- _Prompt_
Pictures in the entries below are to be left out; otherwise, reproduce exactly the lines from the first through the line containing "const W = 544;".

┏━━

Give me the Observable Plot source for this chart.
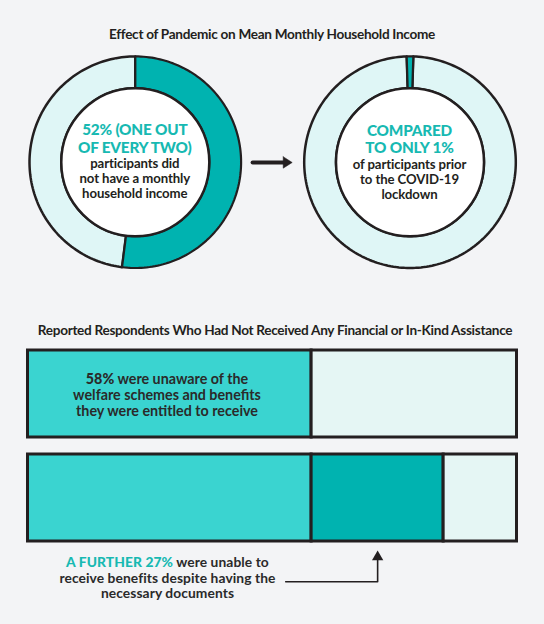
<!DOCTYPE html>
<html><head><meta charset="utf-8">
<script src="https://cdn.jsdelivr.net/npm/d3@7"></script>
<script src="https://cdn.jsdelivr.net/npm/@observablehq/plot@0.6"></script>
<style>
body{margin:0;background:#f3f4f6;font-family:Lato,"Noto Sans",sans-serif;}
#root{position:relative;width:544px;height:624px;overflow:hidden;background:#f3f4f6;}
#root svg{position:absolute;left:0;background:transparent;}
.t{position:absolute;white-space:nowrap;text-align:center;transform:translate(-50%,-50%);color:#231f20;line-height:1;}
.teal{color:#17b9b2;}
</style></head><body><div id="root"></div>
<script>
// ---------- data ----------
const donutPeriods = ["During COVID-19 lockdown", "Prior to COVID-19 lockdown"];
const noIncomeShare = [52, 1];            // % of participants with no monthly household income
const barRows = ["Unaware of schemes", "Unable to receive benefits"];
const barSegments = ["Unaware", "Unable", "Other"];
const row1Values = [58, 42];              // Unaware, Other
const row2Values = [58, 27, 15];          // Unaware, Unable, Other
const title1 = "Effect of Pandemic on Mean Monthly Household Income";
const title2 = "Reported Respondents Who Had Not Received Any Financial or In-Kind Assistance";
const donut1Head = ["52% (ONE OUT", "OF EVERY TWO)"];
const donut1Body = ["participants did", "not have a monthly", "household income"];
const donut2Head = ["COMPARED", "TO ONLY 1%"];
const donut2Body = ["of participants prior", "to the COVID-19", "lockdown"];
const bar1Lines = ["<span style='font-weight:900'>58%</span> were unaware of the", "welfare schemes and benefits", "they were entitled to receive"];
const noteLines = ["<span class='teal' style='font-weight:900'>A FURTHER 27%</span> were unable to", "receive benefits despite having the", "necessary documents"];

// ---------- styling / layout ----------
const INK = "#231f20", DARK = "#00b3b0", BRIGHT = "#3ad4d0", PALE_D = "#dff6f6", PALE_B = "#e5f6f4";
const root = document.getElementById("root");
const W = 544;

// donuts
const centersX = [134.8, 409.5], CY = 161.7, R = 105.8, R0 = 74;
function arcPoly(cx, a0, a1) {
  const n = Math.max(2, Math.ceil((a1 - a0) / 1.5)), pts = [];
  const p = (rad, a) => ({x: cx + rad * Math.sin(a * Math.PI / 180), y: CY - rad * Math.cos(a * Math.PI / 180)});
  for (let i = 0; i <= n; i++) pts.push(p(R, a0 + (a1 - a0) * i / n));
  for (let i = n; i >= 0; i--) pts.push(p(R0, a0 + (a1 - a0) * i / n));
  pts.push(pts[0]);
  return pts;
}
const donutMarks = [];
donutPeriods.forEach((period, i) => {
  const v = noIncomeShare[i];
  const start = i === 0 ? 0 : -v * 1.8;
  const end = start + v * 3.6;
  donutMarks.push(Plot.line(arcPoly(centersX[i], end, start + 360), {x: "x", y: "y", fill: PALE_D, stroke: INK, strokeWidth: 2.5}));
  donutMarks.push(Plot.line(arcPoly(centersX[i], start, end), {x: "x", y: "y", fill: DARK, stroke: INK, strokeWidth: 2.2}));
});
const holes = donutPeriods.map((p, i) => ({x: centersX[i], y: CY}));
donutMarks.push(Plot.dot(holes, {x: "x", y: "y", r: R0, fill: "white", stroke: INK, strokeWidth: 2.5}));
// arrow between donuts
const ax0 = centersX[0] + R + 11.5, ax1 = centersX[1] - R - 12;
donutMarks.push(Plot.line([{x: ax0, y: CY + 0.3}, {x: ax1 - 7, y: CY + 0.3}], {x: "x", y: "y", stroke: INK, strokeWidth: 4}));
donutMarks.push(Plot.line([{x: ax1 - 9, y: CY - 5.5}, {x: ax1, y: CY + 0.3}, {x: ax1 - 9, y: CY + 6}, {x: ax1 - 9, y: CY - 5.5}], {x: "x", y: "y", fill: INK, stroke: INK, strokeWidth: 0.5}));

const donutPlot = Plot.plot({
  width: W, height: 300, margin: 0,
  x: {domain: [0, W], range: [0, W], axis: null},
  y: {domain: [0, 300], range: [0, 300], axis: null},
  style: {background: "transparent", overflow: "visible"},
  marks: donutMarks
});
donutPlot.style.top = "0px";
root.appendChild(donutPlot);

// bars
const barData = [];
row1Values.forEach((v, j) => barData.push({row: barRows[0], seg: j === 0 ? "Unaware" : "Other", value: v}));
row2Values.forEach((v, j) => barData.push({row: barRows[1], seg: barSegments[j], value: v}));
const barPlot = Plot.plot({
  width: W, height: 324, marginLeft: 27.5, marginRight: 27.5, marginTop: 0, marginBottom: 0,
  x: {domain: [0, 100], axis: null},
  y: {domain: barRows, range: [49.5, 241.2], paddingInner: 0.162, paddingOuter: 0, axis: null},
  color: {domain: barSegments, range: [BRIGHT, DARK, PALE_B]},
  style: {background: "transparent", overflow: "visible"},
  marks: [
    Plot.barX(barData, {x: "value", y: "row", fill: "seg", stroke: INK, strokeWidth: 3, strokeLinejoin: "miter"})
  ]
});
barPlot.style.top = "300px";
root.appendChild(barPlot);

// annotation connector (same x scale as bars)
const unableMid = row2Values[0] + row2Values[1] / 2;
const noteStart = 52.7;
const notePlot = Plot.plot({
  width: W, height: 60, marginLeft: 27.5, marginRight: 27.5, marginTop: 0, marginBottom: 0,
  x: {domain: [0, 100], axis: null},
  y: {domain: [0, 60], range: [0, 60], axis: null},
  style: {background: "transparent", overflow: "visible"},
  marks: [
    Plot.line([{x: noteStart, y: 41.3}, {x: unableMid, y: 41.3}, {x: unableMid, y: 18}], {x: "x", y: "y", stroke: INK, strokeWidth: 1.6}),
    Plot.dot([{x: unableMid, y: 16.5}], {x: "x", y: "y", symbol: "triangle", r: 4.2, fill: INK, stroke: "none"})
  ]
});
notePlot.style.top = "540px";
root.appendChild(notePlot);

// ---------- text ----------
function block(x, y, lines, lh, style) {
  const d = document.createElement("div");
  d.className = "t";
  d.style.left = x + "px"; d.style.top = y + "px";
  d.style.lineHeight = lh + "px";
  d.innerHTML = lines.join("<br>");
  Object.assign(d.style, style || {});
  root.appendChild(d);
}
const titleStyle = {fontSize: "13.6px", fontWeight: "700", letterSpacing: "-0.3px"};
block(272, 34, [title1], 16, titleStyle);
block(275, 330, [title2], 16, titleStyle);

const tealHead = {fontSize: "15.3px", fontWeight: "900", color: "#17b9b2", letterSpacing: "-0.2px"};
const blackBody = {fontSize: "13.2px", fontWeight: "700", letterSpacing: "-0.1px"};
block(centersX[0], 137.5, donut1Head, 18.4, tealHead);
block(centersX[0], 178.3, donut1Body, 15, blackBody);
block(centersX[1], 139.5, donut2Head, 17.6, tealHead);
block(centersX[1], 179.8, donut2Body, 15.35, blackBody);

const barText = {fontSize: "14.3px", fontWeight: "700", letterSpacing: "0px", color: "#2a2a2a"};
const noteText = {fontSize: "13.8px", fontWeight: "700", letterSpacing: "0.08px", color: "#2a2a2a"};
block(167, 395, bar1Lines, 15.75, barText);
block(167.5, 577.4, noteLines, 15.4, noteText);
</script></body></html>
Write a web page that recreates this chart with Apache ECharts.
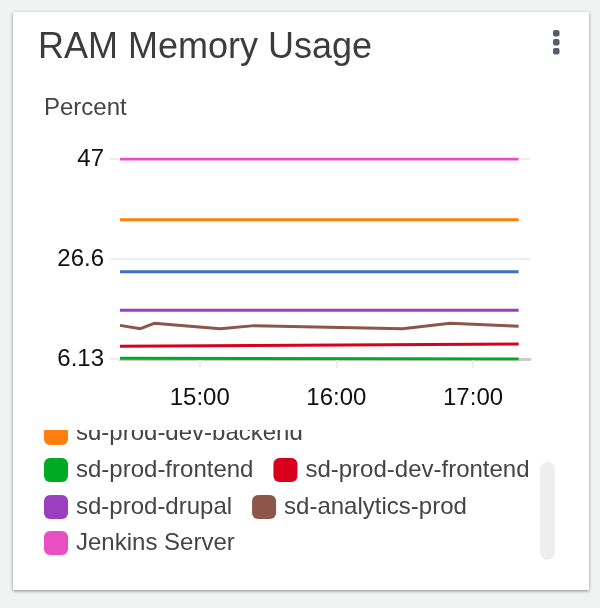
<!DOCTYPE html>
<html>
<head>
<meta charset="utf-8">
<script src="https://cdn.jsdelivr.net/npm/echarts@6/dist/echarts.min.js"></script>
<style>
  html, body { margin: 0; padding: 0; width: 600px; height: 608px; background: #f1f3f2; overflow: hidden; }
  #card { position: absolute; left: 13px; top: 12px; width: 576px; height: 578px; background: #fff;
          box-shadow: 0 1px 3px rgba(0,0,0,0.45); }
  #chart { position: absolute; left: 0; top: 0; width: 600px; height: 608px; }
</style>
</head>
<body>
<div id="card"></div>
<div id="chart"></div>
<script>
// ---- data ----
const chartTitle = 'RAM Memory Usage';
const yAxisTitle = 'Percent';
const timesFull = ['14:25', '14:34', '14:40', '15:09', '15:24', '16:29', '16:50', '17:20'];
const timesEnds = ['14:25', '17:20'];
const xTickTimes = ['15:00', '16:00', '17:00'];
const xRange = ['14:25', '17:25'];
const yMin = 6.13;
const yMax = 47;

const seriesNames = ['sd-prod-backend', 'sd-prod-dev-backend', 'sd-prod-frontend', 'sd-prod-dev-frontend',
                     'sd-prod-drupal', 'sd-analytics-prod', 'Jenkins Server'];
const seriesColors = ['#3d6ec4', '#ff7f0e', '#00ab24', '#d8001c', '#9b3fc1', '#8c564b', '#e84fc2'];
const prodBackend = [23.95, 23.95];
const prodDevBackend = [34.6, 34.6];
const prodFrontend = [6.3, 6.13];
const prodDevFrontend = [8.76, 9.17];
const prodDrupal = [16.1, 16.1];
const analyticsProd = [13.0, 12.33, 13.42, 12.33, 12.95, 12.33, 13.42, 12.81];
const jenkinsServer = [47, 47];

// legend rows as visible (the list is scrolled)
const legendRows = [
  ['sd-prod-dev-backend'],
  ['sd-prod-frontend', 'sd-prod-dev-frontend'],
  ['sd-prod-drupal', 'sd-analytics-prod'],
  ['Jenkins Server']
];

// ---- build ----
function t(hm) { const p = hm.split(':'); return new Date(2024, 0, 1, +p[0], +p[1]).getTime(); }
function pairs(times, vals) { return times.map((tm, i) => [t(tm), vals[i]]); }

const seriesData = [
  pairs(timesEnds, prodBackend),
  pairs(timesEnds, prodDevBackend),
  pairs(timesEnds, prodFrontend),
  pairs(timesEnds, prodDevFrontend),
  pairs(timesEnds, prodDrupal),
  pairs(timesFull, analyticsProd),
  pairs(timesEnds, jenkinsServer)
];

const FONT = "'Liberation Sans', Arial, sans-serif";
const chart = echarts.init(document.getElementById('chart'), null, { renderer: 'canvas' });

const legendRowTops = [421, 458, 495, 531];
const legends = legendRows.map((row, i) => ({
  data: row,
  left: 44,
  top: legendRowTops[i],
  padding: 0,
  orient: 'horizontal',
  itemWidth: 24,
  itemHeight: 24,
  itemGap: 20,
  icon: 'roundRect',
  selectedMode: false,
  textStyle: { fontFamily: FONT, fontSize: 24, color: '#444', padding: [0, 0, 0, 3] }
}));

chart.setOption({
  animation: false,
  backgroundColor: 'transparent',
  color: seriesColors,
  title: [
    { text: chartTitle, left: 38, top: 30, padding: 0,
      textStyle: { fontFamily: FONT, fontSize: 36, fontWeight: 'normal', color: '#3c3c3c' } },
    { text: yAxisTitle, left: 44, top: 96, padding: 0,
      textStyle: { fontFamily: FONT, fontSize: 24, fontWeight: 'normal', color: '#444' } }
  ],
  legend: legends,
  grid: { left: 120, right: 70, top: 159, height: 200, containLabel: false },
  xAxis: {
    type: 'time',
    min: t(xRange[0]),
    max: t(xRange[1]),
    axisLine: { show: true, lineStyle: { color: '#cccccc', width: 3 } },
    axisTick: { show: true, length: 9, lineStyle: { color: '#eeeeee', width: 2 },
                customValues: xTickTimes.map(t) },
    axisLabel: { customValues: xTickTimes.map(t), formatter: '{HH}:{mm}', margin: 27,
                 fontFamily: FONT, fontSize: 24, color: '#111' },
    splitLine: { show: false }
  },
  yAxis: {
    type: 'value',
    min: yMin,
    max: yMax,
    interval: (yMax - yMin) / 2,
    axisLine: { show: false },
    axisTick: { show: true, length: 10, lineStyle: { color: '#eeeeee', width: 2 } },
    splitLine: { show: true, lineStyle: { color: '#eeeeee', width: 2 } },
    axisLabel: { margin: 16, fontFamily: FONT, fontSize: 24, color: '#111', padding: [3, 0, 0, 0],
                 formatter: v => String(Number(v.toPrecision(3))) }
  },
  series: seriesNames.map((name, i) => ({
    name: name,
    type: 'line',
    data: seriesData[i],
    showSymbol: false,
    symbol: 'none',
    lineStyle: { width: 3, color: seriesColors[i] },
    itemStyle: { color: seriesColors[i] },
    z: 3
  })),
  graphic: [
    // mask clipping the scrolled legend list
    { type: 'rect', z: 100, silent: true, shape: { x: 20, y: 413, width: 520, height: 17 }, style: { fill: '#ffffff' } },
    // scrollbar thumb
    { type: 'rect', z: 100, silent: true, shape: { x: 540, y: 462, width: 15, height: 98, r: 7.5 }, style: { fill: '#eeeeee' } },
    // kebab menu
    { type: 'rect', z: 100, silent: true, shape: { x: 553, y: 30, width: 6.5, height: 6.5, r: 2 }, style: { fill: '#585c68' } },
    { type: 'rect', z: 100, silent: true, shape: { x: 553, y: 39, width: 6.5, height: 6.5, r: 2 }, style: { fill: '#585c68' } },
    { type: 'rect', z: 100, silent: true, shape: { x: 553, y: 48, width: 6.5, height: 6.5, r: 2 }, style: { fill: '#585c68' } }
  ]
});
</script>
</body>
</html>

┗━━

- _Task result_
Give me the Observable Plot source for this chart.
<!DOCTYPE html>
<html><head><meta charset="utf-8">
<script src="https://cdn.jsdelivr.net/npm/d3@7"></script>
<script src="https://cdn.jsdelivr.net/npm/@observablehq/plot@0.6"></script>
<style>
body{margin:0;background:#f3f4f6;font-family:Lato,"Noto Sans",sans-serif;}
#root{position:relative;width:544px;height:624px;overflow:hidden;background:#f3f4f6;}
#root svg{position:absolute;left:0;background:transparent;}
.t{position:absolute;white-space:nowrap;text-align:center;transform:translate(-50%,-50%);color:#231f20;line-height:1;}
.teal{color:#17b9b2;}
</style></head><body><div id="root"></div>
<script>
// ---------- data ----------
const donutPeriods = ["During COVID-19 lockdown", "Prior to COVID-19 lockdown"];
const noIncomeShare = [52, 1];            // % of participants with no monthly household income
const barRows = ["Unaware of schemes", "Unable to receive benefits"];
const barSegments = ["Unaware", "Unable", "Other"];
const row1Values = [58, 42];              // Unaware, Other
const row2Values = [58, 27, 15];          // Unaware, Unable, Other
const title1 = "Effect of Pandemic on Mean Monthly Household Income";
const title2 = "Reported Respondents Who Had Not Received Any Financial or In-Kind Assistance";
const donut1Head = ["52% (ONE OUT", "OF EVERY TWO)"];
const donut1Body = ["participants did", "not have a monthly", "household income"];
const donut2Head = ["COMPARED", "TO ONLY 1%"];
const donut2Body = ["of participants prior", "to the COVID-19", "lockdown"];
const bar1Lines = ["<span style='font-weight:900'>58%</span> were unaware of the", "welfare schemes and benefits", "they were entitled to receive"];
const noteLines = ["<span class='teal' style='font-weight:900'>A FURTHER 27%</span> were unable to", "receive benefits despite having the", "necessary documents"];

// ---------- styling / layout ----------
const INK = "#231f20", DARK = "#00b3b0", BRIGHT = "#3ad4d0", PALE_D = "#dff6f6", PALE_B = "#e5f6f4";
const root = document.getElementById("root");
const W = 544;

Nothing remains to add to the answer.